The Core Knowledge Sequence is a detailed outline of specific content and skills to be taught in language arts, history, geography, and science. It was created by E.D. Hirsch and the Core Knowledge Foundation in 1988. If you’ve ever seen those books in bookstores called What Your Third Grader Needs To Know, that’s Core Knowledge.

Core Knowledge represents an effort to describe and state the specific core of shared knowledge that all children should learn, and that speakers and writers assume their audience knows. It provides a solid foundation on which to build instruction. State standards typically describe what students should be able to do, but not what students should know. The Core Knowledge Sequence describes what students should know and complements state standards by offering a concrete curriculum to guide teaching and learning, but also goes above and beyond what the state standards require. Instead of spending hours researching and planning what to teach, Core Knowledge teachers are freed to think more creatively about how to teach. They know what children have learned in previous grades and what they will need in succeeding grades. They can avoid useless repetition. They are less likely to be confronted by big gaps in what students have learned.

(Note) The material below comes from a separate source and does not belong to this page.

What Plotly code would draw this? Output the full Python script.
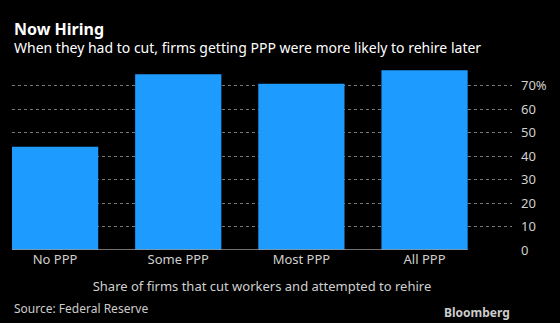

ALA has been using Core Knowledge since our first Gilbert Campus opened in 2009, but we used it mainly for science and history because a solid language arts program tied to Core Knowledge didn’t yet exist. In 2015, a publisher created an entire language arts curriculum based on Core Knowledge called Core Knowledge Language Arts (CKLA). Finally, materials were available that brought everything together into thematic units, or a series of lessons that integrate subjects across all of the curriculum, including reading, social studies, science, and language arts, and ties them all together into the main theme of the unit.

Language arts is so important in third grade! Students have fully transitioned from “learning to read” to the more advanced skills involved in “reading to learn,” and CKLA facilitates this transition so well by providing content-based read-alouds together with instruction and practice in decoding while also providing explicit instruction in writing, grammar, spelling, and morphology.

Our domain-based units in third grade are the following (they will not necessarily be in this order)

Unit 1: Classic Tales: The Wind in the Willows
Unit 2: Classification of Animals
Unit 3: The Human Body: Systems and Senses
Unit 4: The Ancient Roman Civilization
Unit 5: Light and Sound
Unit 6: The Viking Age
Unit 7: Astronomy: Our Solar System and Beyond
Unit 8: Native Americans: Regions and Cultures
Unit 9: European Exploration of North America
Unit 10: Colonial America
Unit 11: Ecology

The thing I LOVE so much about this curriculum is how the reading materials coincide with what we are learning about in history and science. For example, when we are learning about astronomy in science, all of our reading and vocabulary materials we use for language arts are about astronomy. When we learn about the Roman Empire in history, all of our language arts reading materials are about the Roman Empire. And so on. I can’t even tell you how wonderful this is as a teacher. It makes teaching more fun for me and learning more fun for my students. I can be creative and teach it in my own style.